In between the release of Saw and Eli Roth’s Hostel, Oz-ploitation flick Wolf Creek put itself at the forefront of the Torture Porn cycle of the early 2000s. Writer and director Greg McLean (Rogue) shocked and divided critics with his brutal and loose take on Aussie backpack serial killer Ivan Milat. Though it was a relatively minor box office hit, there was enough word-of-mouth to warrant a sequel that followed several years later. As is often the case with sequels, Wolf Creek 2 fell just a little short of the original. But the psychopathic villain Mick Taylor was still scary enough to get a brief television series greenlit. Later this year, a Wolf Creek 3 will get a release.
In the Australian Outback, the ruthless serial killer Mick Taylor still stalks unwitting tourists visiting the Wolf Creek Crater. When a British tourist interrupts Taylor, he becomes the killer’s next target. What follows is a brutal cat-and-mouse chase across the Outback where the chances of survival grow increasingly slim.
Wolf Creek 2 Takes an Initially Different – and Fun – Approach To Its Material
For nearly half of its runtime, writer and director Greg McLean shakes up the formula and subverts expectations. While Wolf Creek was a slow burn that saved its villain and gut-wrenching violence for the back half, Wolf Creek 2 puts Mick Taylor front row and center. Straight from its opening scene, McLean discards the methodical approach. It’s an immediate serving of the psychopathic Mick Taylor and his brand of Outback carnage. In other words, McLean doesn’t bother with any pretenses. He knows why most people are turning out for the sequel. Like his first movie, McLean introduces us to another backpacking couple, allowing us to spend a little time with them.
Straight from its opening scene, McLean discards the methodical approach. It’s an immediate serving of the psychopathic Mick Taylor and his brand of Outback carnage.
As compared to the original, however, McLean pulls an abrupt bait-and-switch and we’re forced to say a quick goodbye to the German couple. Instead, Wolf Creek 2 very quickly introduces a wholly new British tourist to the mix.
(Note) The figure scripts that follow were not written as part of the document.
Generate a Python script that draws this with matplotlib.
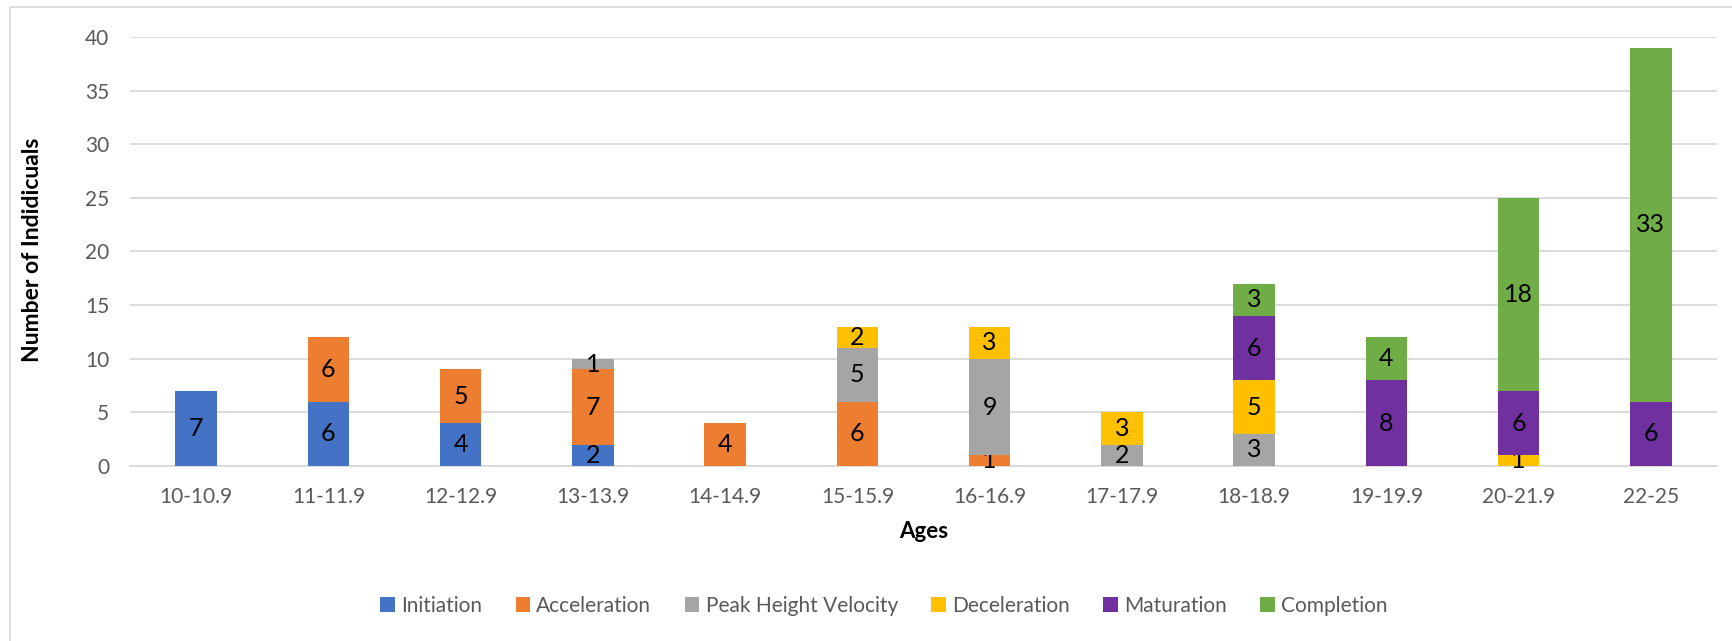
import matplotlib.pyplot as plt
import numpy as np
from matplotlib.patches import Rectangle

plt.rcParams['font.family'] = ['Lato', 'DejaVu Sans']

ages = ["10-10.9", "11-11.9", "12-12.9", "13-13.9", "14-14.9", "15-15.9",
        "16-16.9", "17-17.9", "18-18.9", "19-19.9", "20-21.9", "22-25"]

initiation   = [7, 6, 4, 2, 0, 0, 0, 0, 0, 0, 0, 0]
acceleration = [0, 6, 5, 7, 4, 6, 1, 0, 0, 0, 0, 0]
peak_hv      = [0, 0, 0, 1, 0, 5, 9, 2, 3, 0, 0, 0]
deceleration = [0, 0, 0, 0, 0, 2, 3, 3, 5, 0, 1, 0]
maturation   = [0, 0, 0, 0, 0, 0, 0, 0, 6, 8, 6, 6]
completion   = [0, 0, 0, 0, 0, 0, 0, 0, 3, 4, 18, 33]

series = [
    ("Initiation", initiation, "#4472c4"),
    ("Acceleration", acceleration, "#ed7d31"),
    ("Peak Height Velocity", peak_hv, "#a5a5a5"),
    ("Deceleration", deceleration, "#ffc000"),
    ("Maturation", maturation, "#7030a0"),
    ("Completion", completion, "#70ad47"),
]

fig = plt.figure(figsize=(17.33, 6.41), dpi=100)
# outer chart frame
fig.patches.append(Rectangle((10 / 1733, -0.01), 1.0, 1 - 7 / 641 + 0.01,
                             transform=fig.transFigure, fill=False,
                             edgecolor="#d9d9d9", linewidth=1.2))

ax = fig.add_axes([130 / 1733, 1 - 466 / 641, (1717 - 130) / 1733, (466 - 37) / 641])

x = np.arange(len(ages))
bottom = np.zeros(len(ages))
for name, vals, col in series:
    vals = np.array(vals, dtype=float)
    bars = ax.bar(x, vals, 0.315, bottom=bottom, color=col, label=name, zorder=3)
    labels = [str(int(v)) if v > 0 else "" for v in vals]
    ax.bar_label(bars, labels=labels, label_type="center", fontsize=18, color="black")
    bottom += vals

ax.set_xlim(-0.5, len(ages) - 0.5)
ax.set_ylim(0, 40)
ax.set_yticks(range(0, 41, 5))
ax.set_xticks(x)
ax.set_xticklabels(ages)
ax.tick_params(axis="both", length=0, labelsize=15, labelcolor="#595959")
ax.tick_params(axis="x", pad=15)
ax.tick_params(axis="y", pad=15)
ax.grid(axis="y", color="#d9d9d9", linewidth=1.3, zorder=0)
for s in ["top", "right", "left"]:
    ax.spines[s].set_visible(False)
ax.spines["bottom"].set_color("#d9d9d9")
ax.spines["bottom"].set_linewidth(1.3)

ax.set_xlabel("Ages", fontsize=16, fontweight="bold", labelpad=10)
fig.text(33 / 1733, 1 - 250 / 641, "Number of Indidicuals", rotation=90,
         fontsize=16.5, fontweight="bold", ha="center", va="center")

fig.legend(loc="center", bbox_to_anchor=(0.51, 1 - 606 / 641), ncol=6,
           frameon=False, fontsize=15, labelcolor="#595959",
           handlelength=0.7, handleheight=0.7, handletextpad=0.3, columnspacing=1.6)

fig.savefig("out.png", dpi=100)
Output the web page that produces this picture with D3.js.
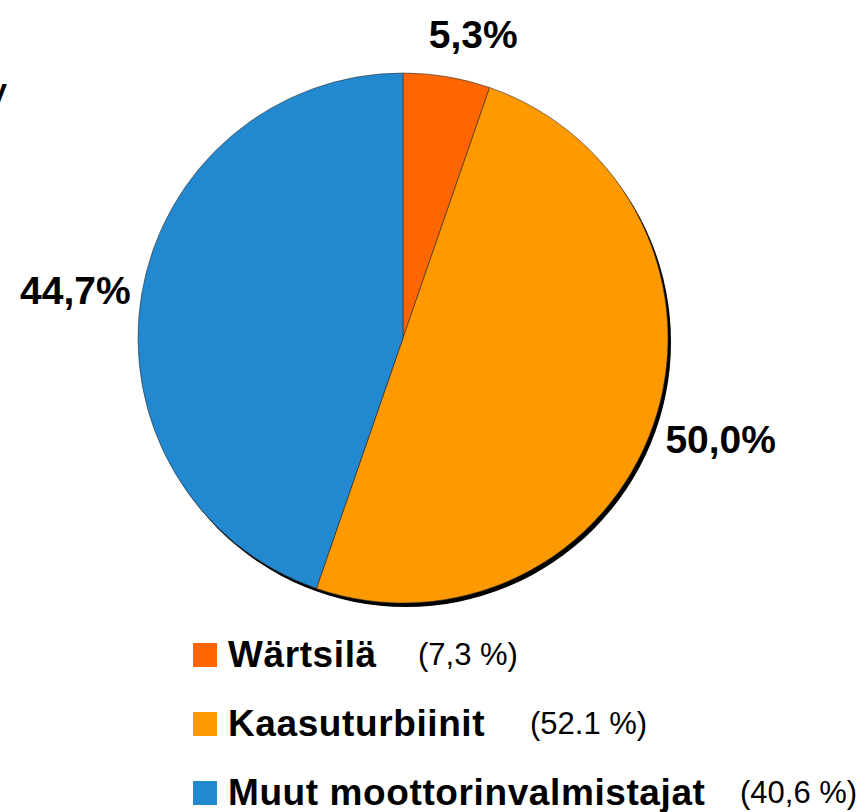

What follows is a tense cat-and-mouse chase across the outback that sets the sequel apart. McLean opens up the world of the sequel allowing the action to unfold across sundrenched scenes of the vast Australian outback. There’s even the occasional bit of humor to break up the suspense and ugly violence.
Wolf Creek 2 Eventually Settles Into Familiar Torture Porn Territory
Unfortunately, Wolf Creek 2 slides into familiar territory by its third act. Once again McLean drags audiences back into same darkly lit underground tunnels and focuses on extended and uncomfortable scenes of torture. That is, McLean replaces the suspense established earlier with the shocking and ugly Grindhouse violence that defined the first movie. Yes, Wolf Creek 2 is frequently punctuated with graphic violence, but the final act becomes relentlessly exploitative. It’s everything that defined Torture Porn movies done on the same level of grandeur as what Eli Roth accomplished with his Hostel movies. It’s less edge-of-your-seat and more of an endurance test watched from behind your fingers.
…McLean replaces the suspense established earlier with the shocking and ugly Grindhouse violence that defined the first movie.
Once again John Jarratt’s performance as Mick Taylor steals the sequel. To date, the Aussie serial killer remains one of the most terrifying horror movie villains put on the screen this century. Still Wolf Creek 2 lacks the emotional stakes McLean established with the slow burn approach of the original. We spent most of the first half of that movie getting to know the backpackers that we became invested in their fates. Yes, McLean defies expectations by unexpectedly killing characters early on. However, the result is we don’t really know or care much about Ryan Corr’s British tourist, Paul Hammersmith.
Wolf Creek 2 Offers More of the Same Gore With Less Emotional Payoff
How much one enjoys Wolf Creek 2 will depend on expectations. On one hand, McLean doubles down on John Jarratt’s terrifying Mick Taylor and the nasty torture and gore that shocked audiences several years earlier. More Jarratt ensures the repetitive violence doesn’t veer the sequel too far off course. Not surprisingly, Jarratt dominates every frame in which he appears, never losing the power of his despicable villain. And the violence remains shocks. Yet Wolf Creek 2 substitutes the slow-burn and character investment for more violence. As a result, we never really care for Ryan Corr’s Hammersmith or the disposable German tourists. It’s a better than expected follow-up, but an obvious step down from its predecessor.